● **WORK TO BE COMPLETED**
Every line from the one holding "Emit a Python" through the one holding "r530_u = [30, 36]" should be returned exactly, both included; the pictures should not.

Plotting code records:

--- start ---

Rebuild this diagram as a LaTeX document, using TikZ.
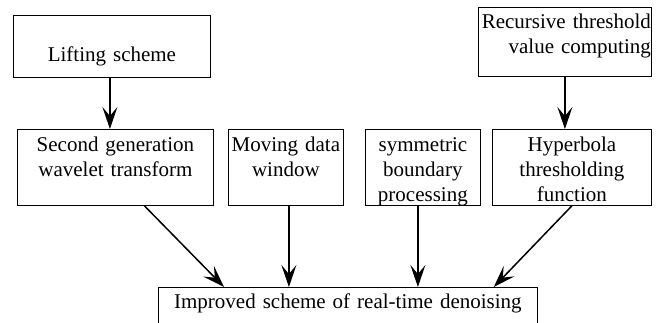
\documentclass[tikz,border=0pt]{standalone}
\usepackage{fontspec}
\setmainfont{Liberation Serif}
\usetikzlibrary{arrows.meta}
\begin{document}
\begin{tikzpicture}[x = 1pt, y = -1pt,
    box/.style = {draw, line width = 0.8pt, inner sep = 0pt, anchor = north west,
                  align = center, font = \fontsize{21}{25}\selectfont},
    flow/.style = {-{Stealth[length = 22pt, width = 15pt, inset = 9pt]}, line width = 1.5pt}]
  \useasboundingbox (0, 0) rectangle (658, 323);
  % top row
  \node (lift) at (13, 15) [box, text width = 197pt, text height = 46pt, text depth = 16pt] {Lifting scheme};
  \node (rec) at (478, 7) [box, align = right, inner xsep = 0.5pt, text width = 172pt,
                           text height = 21pt, text depth = 48pt] {Recursive threshold\\value computing};
  % middle row
  \node (sec) at (17, 129) [box, text width = 196pt, text height = 22pt, text depth = 54pt] {Second generation\\wavelet transform};
  \node (mov) at (228, 129) [box, text width = 115pt, text height = 22pt, text depth = 54pt] {Moving data\\window};
  \node (sym) at (365, 129) [box, text width = 115pt, text height = 22pt, text depth = 54pt] {symmetric\\boundary\\processing};
  \node (hyp) at (492, 129) [box, text width = 159pt, text height = 22pt, text depth = 54pt] {Hyperbola\\thresholding\\function};
  % bottom
  \node (imp) at (158, 287) [box, text width = 379pt, text height = 21pt, text depth = 45pt] {Improved scheme of real-time denoising};
  % arrows
  \draw [flow] ([xshift = -2pt] lift.south) -- ([xshift = -2pt] lift.south |- sec.north);
  \draw [flow] (rec.south) -- (rec.south |- hyp.north);
  \draw [flow] ([xshift = 29pt] sec.south) -- ([xshift = 66pt] imp.north west);
  \draw [flow] ([xshift = 3pt] mov.south) -- ([xshift = 3pt] mov.south |- imp.north);
  \draw [flow] ([xshift = -5pt] sym.south) -- ([xshift = -5pt] sym.south |- imp.north);
  \draw [flow] (hyp.south) -- ([xshift = -44pt] imp.north east);
\end{tikzpicture}
\end{document}
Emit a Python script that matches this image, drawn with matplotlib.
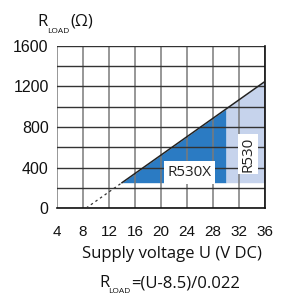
import matplotlib
matplotlib.use("Agg")
import matplotlib.pyplot as plt
import numpy as np

# Data
u_min, u_max = 4, 36
r_min, r_max = 0, 1600
x_ticks = [4, 8, 12, 16, 20, 24, 28, 32, 36]
y_ticks = [0, 400, 800, 1200, 1600]
u0 = 8.5          # line intercept (V)
slope = 0.022     # A
r_floor = 250     # bottom of shaded regions (ohm)
dash_u = [8.5, 14]
solid_u = [14, 36]
r530x_u = [14, 30]
r530_u = [30, 36]

def r_load(u):
    return (np.asarray(u, dtype=float) - u0) / slope

W, H = 282, 295
fig = plt.figure(figsize=(W/100, H/100), dpi=100)
ax = fig.add_axes([57/W, 1-208/H, 208/W, 162/H])
ax.set_xlim(u_min, u_max)
ax.set_ylim(r_min, r_max)

dark = "#2b7bc3"
light = "#c6d3ec"

ux = np.array(r530x_u, dtype=float)
ax.fill_between(ux, r_floor, r_load(ux), color=dark, lw=0, zorder=1)
ul = np.array(r530_u, dtype=float)
ax.fill_between(ul, r_floor, r_load(ul), color=light, lw=0, zorder=1)

# grid
for x in np.arange(u_min, u_max + 1, 4):
    ax.axvline(x, color="#7a7a7a", lw=1.1, zorder=2)
for y in np.arange(0, r_max + 1, 200):
    ax.axhline(y, color="#333333", lw=1.0, zorder=2)

du = np.array(dash_u)
ax.plot(du, r_load(du), color="#333333", lw=0.9, ls=(0, (2, 2.5)), zorder=3)
su = np.array(solid_u)
ax.plot(su, r_load(su), color="#222222", lw=1.1, zorder=3)

for s in ["top", "left"]:
    ax.spines[s].set_visible(False)
for s in ["right", "bottom"]:
    ax.spines[s].set_color("#111111")
    ax.spines[s].set_linewidth(1.2)

ax.set_xticks(x_ticks)
ax.set_yticks(y_ticks)
ax.set_xticklabels([str(t) for t in x_ticks], fontsize=11, family="Liberation Sans", color="#111111")
ax.set_yticklabels([str(t) for t in y_ticks], fontsize=11.5, family="Liberation Sans", color="#111111")
ax.tick_params(axis="x", length=0, pad=12)
ax.tick_params(axis="y", length=0, pad=6)

ax.text(24.4, 350, "R530X", fontsize=11, family="Open Sans", ha="center", va="center",
        color="#222222", zorder=4,
        bbox=dict(boxstyle="square,pad=0.25", fc="white", ec="none"))
ax.text(33.4, 533, "R530", fontsize=11, family="Open Sans", ha="center", va="center",
        rotation=90, color="#222222", zorder=4,
        bbox=dict(boxstyle="square,pad=0.18", fc="white", ec="none"))

def ptext(x, y, s, size, **kw):
    fig.text(x/W, 1-y/H, s, fontsize=size, family="Open Sans", ha="left",
             va="baseline", color="#111111", **kw)

# top label
ptext(37, 26, "R", 12)
ptext(47, 33, "LOAD", 6)
ptext(70, 26, "(Ω)", 12)

# x label
fig.text(172/W, 1-258/H, "Supply voltage U (V DC)", fontsize=12,
         family="Open Sans", ha="center", va="baseline", color="#111111")

# formula
ptext(99, 287, "R", 12)
ptext(108, 293, "LOAD", 6)
ptext(131, 287, "=(U-8.5)/0.022", 12)

fig.savefig("out.png", dpi=100)
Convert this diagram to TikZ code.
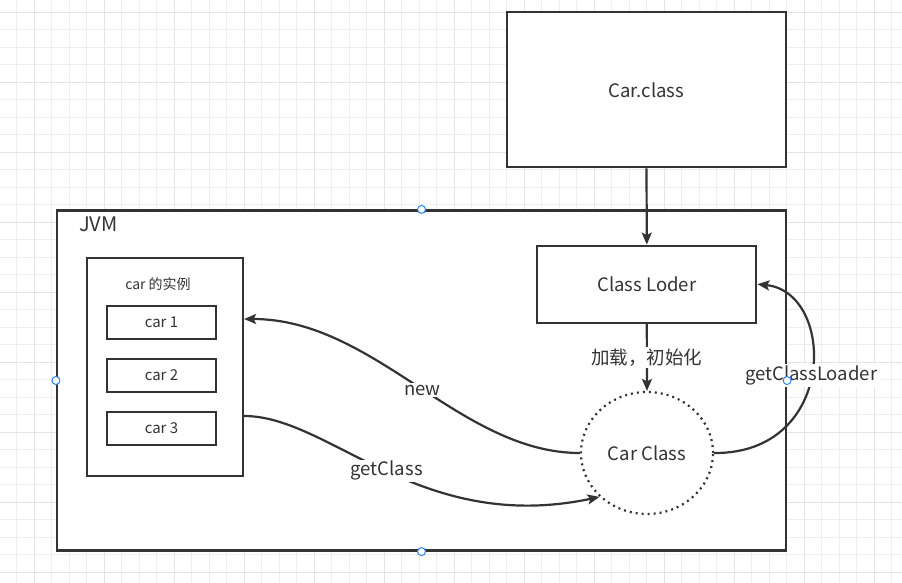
\documentclass[tikz,border=0pt]{standalone}
\usepackage{fontspec}
\setmainfont{Noto Sans CJK SC}
\usetikzlibrary{arrows.meta,shapes.geometric}
\definecolor{ink}{HTML}{333333}
\definecolor{gridminor}{HTML}{EEEEEE}
\definecolor{gridmajor}{HTML}{E4E4E4}
\definecolor{handle}{HTML}{2A85FF}
\tikzset{
  box/.style={draw=ink, line width=2.2pt, fill=white, text=ink, inner sep=0pt},
  conn/.style={draw=ink, line width=2.2pt, -{Stealth[length=12pt,width=10pt,inset=2.5pt]}},
  lbl/.style={fill=white, text=ink, inner sep=1.5pt, font=\fontsize{18.5}{20}\selectfont},
  handlept/.style={circle, draw=handle, fill=white, line width=1pt, minimum size=8pt, inner sep=0pt},
}
\begin{document}
\begin{tikzpicture}[x=1pt,y=-1pt]
\useasboundingbox (0,0) rectangle (902,583);
\fill[white] (0,0) rectangle (902,583);
% grid
\foreach \i in {0,...,51}{
  \pgfmathtruncatemacro{\m}{mod(\i+3,4)}
  \ifnum\m=0
    \draw[gridmajor, line width=1.3pt] (16.7+17.5*\i,0) -- (16.7+17.5*\i,583);
  \else
    \draw[gridminor, line width=1pt] (16.7+17.5*\i,0) -- (16.7+17.5*\i,583);
  \fi
}
\foreach \j in {0,...,33}{
  \pgfmathtruncatemacro{\m}{mod(\j,4)}
  \ifnum\m=0
    \draw[gridmajor, line width=1.3pt] (0,12.3+17.5*\j) -- (902,12.3+17.5*\j);
  \else
    \draw[gridminor, line width=1pt] (0,12.3+17.5*\j) -- (902,12.3+17.5*\j);
  \fi
}
% boxes
\node[box, minimum width=279pt, minimum height=155pt, font=\fontsize{18.5}{20}\selectfont] (carfile) at (646.5,89.8) {Car.class};
\node[box, minimum width=729pt, minimum height=340pt] (jvm) at (421.5,380.5) {};
\node[text=ink, font=\fontsize{20}{22}\selectfont, anchor=west, inner sep=0pt] (jvmtxt) at (79,224) {JVM};
\node[box, minimum width=156pt, minimum height=218pt] (carinst) at (165,367) {};
\node[text=ink, font=\fontsize{14}{16}\selectfont, inner sep=0pt] (insttxt) at (158,284) {car 的实例};
\node[box, minimum width=109pt, minimum height=33pt, font=\fontsize{15}{17}\selectfont] (car1) at (161.5,322.6) {car 1};
\node[box, minimum width=109pt, minimum height=33pt, font=\fontsize{15}{17}\selectfont] (car2) at (161.5,375.5) {car 2};
\node[box, minimum width=109pt, minimum height=33pt, font=\fontsize{15}{17}\selectfont] (car3) at (161.5,428.5) {car 3};
\node[box, minimum width=219pt, minimum height=77pt, font=\fontsize{18.5}{20}\selectfont] (loader) at (646.8,284.2) {Class Loder};
\node[ellipse, draw=ink, line width=2.2pt, dash pattern=on 2pt off 4pt, fill=white, text=ink,
      minimum width=132pt, minimum height=122pt, inner sep=0pt, font=\fontsize{18.5}{20}\selectfont] (carcls) at (647,453) {Car Class};
% connectors
\draw[conn] (carfile.south) -- (loader.north);
\draw[conn] (loader.south) -- node[lbl, pos=0.5] {加载，初始化} (carcls.north);
\draw[conn] (carcls.west) .. controls (460,453) and (375,319) .. node[lbl, pos=0.48] {new} ([yshift=48pt]carinst.east);
\draw[conn] ([yshift=-49pt]carinst.east) .. controls (330,416) and (420,535) .. node[lbl, pos=0.5] {getClass} (carcls.south west);
\draw[conn] (carcls.east) .. controls (838,454) and (836,292) .. node[lbl, pos=0.485] {getClassLoader} (loader.east);
% selection handles
\node[handlept] (h1) at (jvm.north) {};
\node[handlept] (h2) at (jvm.south) {};
\node[handlept] (h3) at (jvm.west) {};
\node[handlept] (h4) at (jvm.east) {};
\end{tikzpicture}
\end{document}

--- end ---

● **FINAL ANSWER**
Emit a Python script that matches this image, drawn with matplotlib.
import matplotlib
matplotlib.use("Agg")
import matplotlib.pyplot as plt
import numpy as np

# Data
u_min, u_max = 4, 36
r_min, r_max = 0, 1600
x_ticks = [4, 8, 12, 16, 20, 24, 28, 32, 36]
y_ticks = [0, 400, 800, 1200, 1600]
u0 = 8.5          # line intercept (V)
slope = 0.022     # A
r_floor = 250     # bottom of shaded regions (ohm)
dash_u = [8.5, 14]
solid_u = [14, 36]
r530x_u = [14, 30]
r530_u = [30, 36]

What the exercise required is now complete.